Beneath some of the sharpest assaults on Barack Obama—that he consorted with radicals, that he condescended to small-town Americans—was a lingering question: Would white America help elect a black president?
On Tuesday, Obama rode a surge of support across many voter groups. And white Americans played a major role in putting the first black president in the White House.
Obama did not win a majority of white voters; no Democrat has since Lyndon Johnson in 1964. But he ran equal to the last three Democratic candidates for president among white voters, and even slightly better than the party’s 2004 nominee, according to an Edison/Mitofsky exit poll conducted for a consortium of TV networks and the Associated Press.
Race proved to be no discernible handicap, even among the small-town, working-class whites who were considered most resistant to the black political newcomer from Chicago.
The force propelling Obama was clear: a troubled economy that had gone from shaky in the spring and summer to frightening in the fall. But in choosing an African American as the best person to lead in a time of crisis, the nation’s voters have broken a number of long-held truths about the hold of race on the country.
Racial antagonism still exists. But with Obama’s victory, voters showed that such feelings no longer hovered over American politics as they had for decades.
Most symbolic of that achievement was Obama’s victory in Virginia, home to the capital of the Confederacy, where the candidate ended his 21-month campaign with a massive rally in Manassas, near the site of one of the epic battles of the Civil War.
Breaking with recent assumptions, Obama showed that a single candidate can appeal to black voters without losing whites, and to white voters without losing blacks.
Obama improved on past Democratic performances among all groups, with the singular exception of seniors. He improved on 2004 nominee John F. Kerry’s totals among Jews, Protestants and Catholics. While Kerry split women’s votes with Bush, Obama won a decisive majority.
Moreover, Obama won the votes of 4 in 10 white men—higher than the last five Democratic presidential nominees, according to a National Journal study of exit polls—and nearly half of white independents.

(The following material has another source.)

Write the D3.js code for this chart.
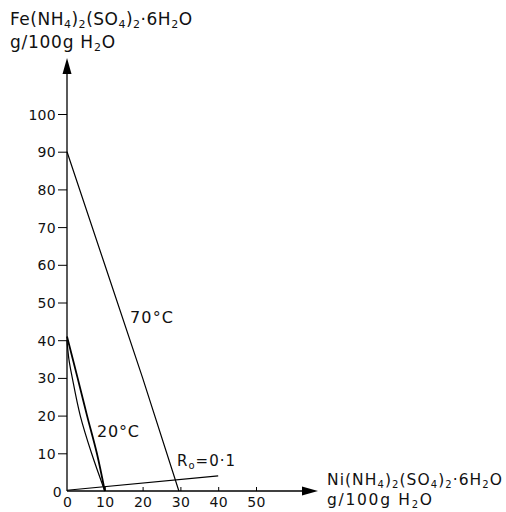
<!DOCTYPE html>
<html>
<head>
<meta charset="utf-8">
<script src="https://cdn.jsdelivr.net/npm/d3@7"></script>
<style>
  body { margin: 0; background: #fff; }
  svg { display: block; }
  text { font-family: "DejaVu Sans", Verdana, sans-serif; fill: #111; }
</style>
</head>
<body>
<svg class="phase" width="506" height="512"></svg>
<script>
// values (g / 100 g H2O)
const xTicks = [0, 10, 20, 30, 40, 50];
const yTicks = [0, 10, 20, 30, 40, 50, 60, 70, 80, 90, 100];

// [Ni salt, Fe salt]
const iso70 = [[0, 90], [10, 60], [20, 30], [29.6, 0]];
const iso20outer = [[0, 41], [2.8, 30], [5.3, 20], [7.9, 10], [10, 0]];
const iso20inner = [[0, 40], [0.5, 35], [1.4, 30], [3.5, 20], [6.5, 10], [10, 0]];
const ratioLine = [[0, 0.2], [40, 4]];

const svg = d3.select("svg.phase");

const x = d3.scaleLinear().domain([0, 50]).range([67, 256]);
const y = d3.scaleLinear().domain([0, 100]).range([491, 114]);

// y axis
const yAxis = svg.append("g")
    .attr("transform", "translate(" + x(0) + ",0)")
    .call(d3.axisLeft(y).tickValues(yTicks).tickSize(9).tickPadding(2).tickFormat(d3.format("d")));
yAxis.select(".domain").remove();
yAxis.selectAll("text").style("font-size", "14px").style("letter-spacing", "0.3px").attr("dy", "0.36em");
yAxis.selectAll(".tick").filter(d => d === 0).select("line").remove();
yAxis.selectAll(".tick").filter(d => d === 0).select("text").attr("x", -5);

// x axis, small ticks pointing up
const xAxis = svg.append("g")
    .attr("transform", "translate(0," + y(0) + ")")
    .call(d3.axisBottom(x).tickValues(xTicks).tickSize(-4).tickPadding(6).tickFormat(d3.format("d")));
xAxis.select(".domain").remove();
xAxis.selectAll("text").style("font-size", "14px").style("letter-spacing", "0.3px");
xAxis.selectAll(".tick").filter(d => d === 0).select("line").remove();

// axis lines with arrow heads
svg.append("line")
    .attr("x1", x(0)).attr("y1", y(0))
    .attr("x2", x(0)).attr("y2", 70)
    .attr("stroke", "black").attr("stroke-width", 1.3);
svg.append("path")
    .attr("d", "M" + x(0) + ",58 L" + (x(0) - 4.5) + ",74 L" + (x(0) + 4.5) + ",74 Z")
    .attr("fill", "black");

svg.append("line")
    .attr("x1", x(0)).attr("y1", y(0))
    .attr("x2", 305).attr("y2", y(0))
    .attr("stroke", "black").attr("stroke-width", 1.3);
svg.append("path")
    .attr("d", "M318," + y(0) + " L302," + (y(0) - 4.5) + " L302," + (y(0) + 4.5) + " Z")
    .attr("fill", "black");

// curves
const straight = d3.line().x(d => x(d[0])).y(d => y(d[1]));
const smooth = d3.line().curve(d3.curveCatmullRom).x(d => x(d[0])).y(d => y(d[1]));

svg.append("path").attr("d", straight(iso70))
    .attr("fill", "none").attr("stroke", "black").attr("stroke-width", 1.2);
svg.append("path").attr("d", smooth(iso20outer))
    .attr("fill", "none").attr("stroke", "black").attr("stroke-width", 1.8);
svg.append("path").attr("d", smooth(iso20inner))
    .attr("fill", "none").attr("stroke", "black").attr("stroke-width", 1.2);
svg.append("path").attr("d", straight(ratioLine))
    .attr("fill", "none").attr("stroke", "black").attr("stroke-width", 1.1);

// stretch a text to a given width by spacing its letters
function fitWidth(t, width) {
    const w = t.node().getBBox().width;
    const n = t.text().length;
    if (n > 1) t.style("letter-spacing", ((width - w) / (n - 1)) + "px");
}

// labels
fitWidth(svg.append("text").attr("x", 130).attr("y", 323).style("font-size", "16px").text("70°C"), 43);
fitWidth(svg.append("text").attr("x", 97).attr("y", 437).style("font-size", "16px").text("20°C"), 42);

const r0 = svg.append("text").attr("x", 177).attr("y", 466).style("font-size", "15px");
r0.append("tspan").text("R");
r0.append("tspan").attr("dy", 3).style("font-size", "10px").text("o");
r0.append("tspan").attr("dy", -3).text("=0·1");
fitWidth(r0, 58);

// chemical formula with subscripts
function formula(sel, parts, size, shift) {
    let shifted = false;
    parts.forEach(p => {
        const ts = sel.append("tspan").text(p.t);
        if (p.sub) {
            ts.attr("dy", shift).style("font-size", Math.round(size * 0.66) + "px");
            shifted = true;
        } else if (shifted) {
            ts.attr("dy", -shift);
            shifted = false;
        }
    });
    return sel;
}

const feParts = [{t: "Fe(NH"}, {t: "4", sub: 1}, {t: ")"}, {t: "2", sub: 1}, {t: "(SO"}, {t: "4", sub: 1},
    {t: ")"}, {t: "2", sub: 1}, {t: "·6H"}, {t: "2", sub: 1}, {t: "O"}];
const niParts = [{t: "Ni(NH"}, {t: "4", sub: 1}, {t: ")"}, {t: "2", sub: 1}, {t: "(SO"}, {t: "4", sub: 1},
    {t: ")"}, {t: "2", sub: 1}, {t: "·6H"}, {t: "2", sub: 1}, {t: "O"}];
const unitParts = [{t: "g/100g H"}, {t: "2", sub: 1}, {t: "O"}];

fitWidth(formula(svg.append("text").attr("x", 10).attr("y", 25).style("font-size", "17px"), feParts, 17, 3), 182);
fitWidth(formula(svg.append("text").attr("x", 10).attr("y", 48).style("font-size", "17px"), unitParts, 17, 3), 105);
fitWidth(formula(svg.append("text").attr("x", 327).attr("y", 485).style("font-size", "15.5px"), niParts, 15.5, 2.5), 175);
fitWidth(formula(svg.append("text").attr("x", 327).attr("y", 505).style("font-size", "15.5px"), unitParts, 15.5, 2.5), 105);
</script>
</body>
</html>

Latinos, courted aggressively by both sides with Spanish-language ad campaigns, went overwhelmingly for Obama. McCain, once popular with Latinos, won 3 in 10—a deep decline from the 45% won four years ago by Bush.
Just as Obama helped expand the Democratic coalition—bringing with him new U.S. senators and House members in Republican states from Florida to North Carolina—Republicans now face a drastically narrowed party.
Tuesday’s results show that Bush and McCain have left the GOP appealing primarily to white conservatives at a time when Obama’s ascension symbolizes the growing multiculturalism of America.
The African American share of the electorate, for example, grew slightly, according to network exit polls. That was no doubt a result of the excitement over Obama’s candidacy and a deliberate strategy by his campaign to register new voters and contact blacks who had not participated in the past.
Gone from the Bush win column of 2004 were two pivotal states—Ohio and Florida—both of which boast growing ethnic diversity. In greater Miami, an ethnic microcosm with large populations of blacks and Latinos, Obama won by more than 140,000 votes—more than tripling the Democrats’ edge there four years ago. In populous Pinellas County near Tampa, Fla., where Bush and Kerry tied, Obama won by 40,000 votes.
But the most reassuring numbers of all for Obama strategists may have been the results among white voters—particularly those in working-class areas and in key suburbs.
Even in the coal country of southwestern Virginia, Obama minimized his losses, perhaps thanks to his two visits to the region and a swarming effort by the campaign to reassure skeptical whites that his policies were better for their lives. As the president of the coal miners union told locals repeatedly in recent weeks, they could elect a “black friend” or a “white enemy.”